Here, however, starting from when Obasanjo was military head of state until he became a civilian president, and the administrations in between, all tried to give Nigeria a unified form of identity, they all could not.  The last jab at it was by former President Goodluck Jonathan with his NimC and other related nonsense.  

Buhari has continued with it. When I went to do my own in Minna a couple years ago, I had to fuel the generator for NimC before they captured me. Which means after 58 years of independence, besides buying petrol for my family’s generator, I also had to buy petrol for a government’s generator before the government could serve me.

In all these decades, Nigeria achieved only one thing: they came together and elected change and then voted for the leader they thought would give them that change.  

But even that had the makings of a divine intervention, not because we’re smart; because the same people who elected President Muhammadu Buhari were the ones who turned around and asked to be paid before they would elect their governors.  

Indeed the entire leadership recruitment process of our dear nation is flawed.  

And if the incumbent national leadership would do only one thing, it should be the removal of the kinks in the leadership selection process at the party level and the general elections.

Talking about intelligence necessitates that we start with the premise that reasoning or thinking is an important component; for, if Gardner’s definition holds, you can’t create or solve without the ability to think.   

However, when it comes to thinking, Nigerians are still in their diapers.  

ere are some examples:

Economics of appointments

In 2015, I received messages on a daily basis requesting information on when the governor would appoint commissioners.  

These messages were from unemployed youths who should be asking me the government’s plans for job creation and youth empowerment.  

One politician said to me during a phone conversation that people were experiencing hardship because the government had not appointed commissioners.  

How so?  I asked, thinking that the reasoning would be that with a cabinet in place, the executive council would approve projects including public works which would generate jobs and therefore income for the people. 

 But I was wrong.  He said the appointment of commissioners means, they, the commissioners, would share money to the people and that money would go around!

For a thinking person, the moment top government functionaries start sharing cash and not jobs, is the moment he realizes that the government has lost its way and the people are in big trouble.

Education economics

Many attribute the un-employability of our graduates and lack of creative entrepreneurs to the quality of instruction our students receive.  

This is in turn blamed on the dismal preparation and ignorance of their teachers. 

Also, our universities are overcrowded.  Therefore, to solve these problems we need more universities and more PhDs to expand the capacity of our higher institutions and to train better teachers and other professionals.  

This understanding is unanimous.  But, until recently, even the National Universities Commission (NUC) does everything it could to block the solutions.  

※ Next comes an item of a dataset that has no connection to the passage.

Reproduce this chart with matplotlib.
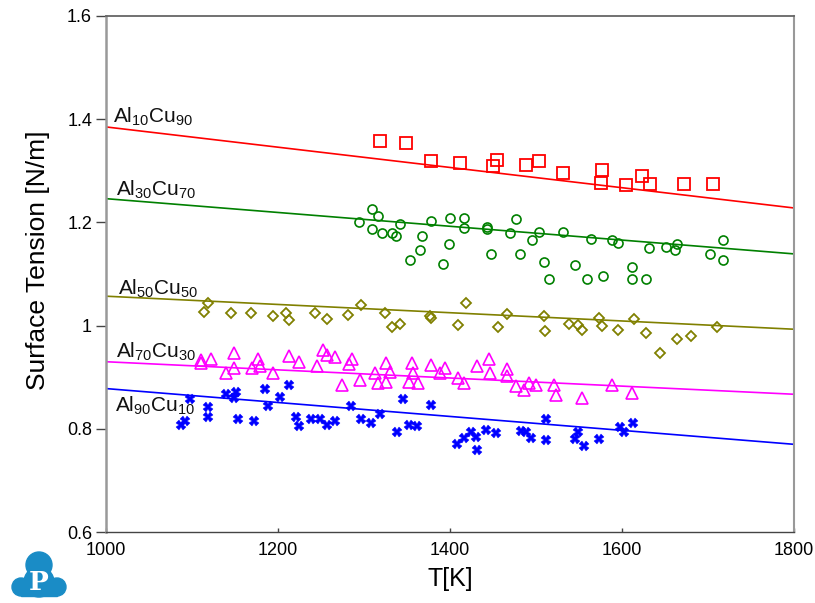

For example, among many requirements, to establish a university in Nigeria, you needed to put it on a land measuring 100 hectares.  It completely escaped NUC that many universities in other countries planted on smaller land outrank the biggest universities in Nigeria.  In fact, to measure the quality of a university, the size of its land does not count among the criteria – in Nigeria, it obviously does!

(I was told that this land requirement has been reviewed. Kudos to NUC.)

The universities also agree that they need more lecturers with graduate degrees, but they do everything to prevent their own staff from attaining such qualifications even when they get free money from TETFUND!

Election economics

It’s in Nigeria that we extract money from anyone seeking an elective office to the point of bankruptcy.  And when he wins the election and starts embezzling money to repay his debts, the people are puzzled and curious as to why he’s stealing from them.

I’m in Bida right now helping with primary elections of the APC. 

Two days ago, youths insisted on being paid before they would line up to cast their votes.

These are just a few instances that show that 58 years on, we’re not as smart as we think we are, we are not as smart as we should be and therefore, we are not as productive.

So, to think that we’re more intelligent than others  is to crap on intelligence itself.  But it is not too late.  There is hope still, even for 62-year-old toddlers.  Happy Independence!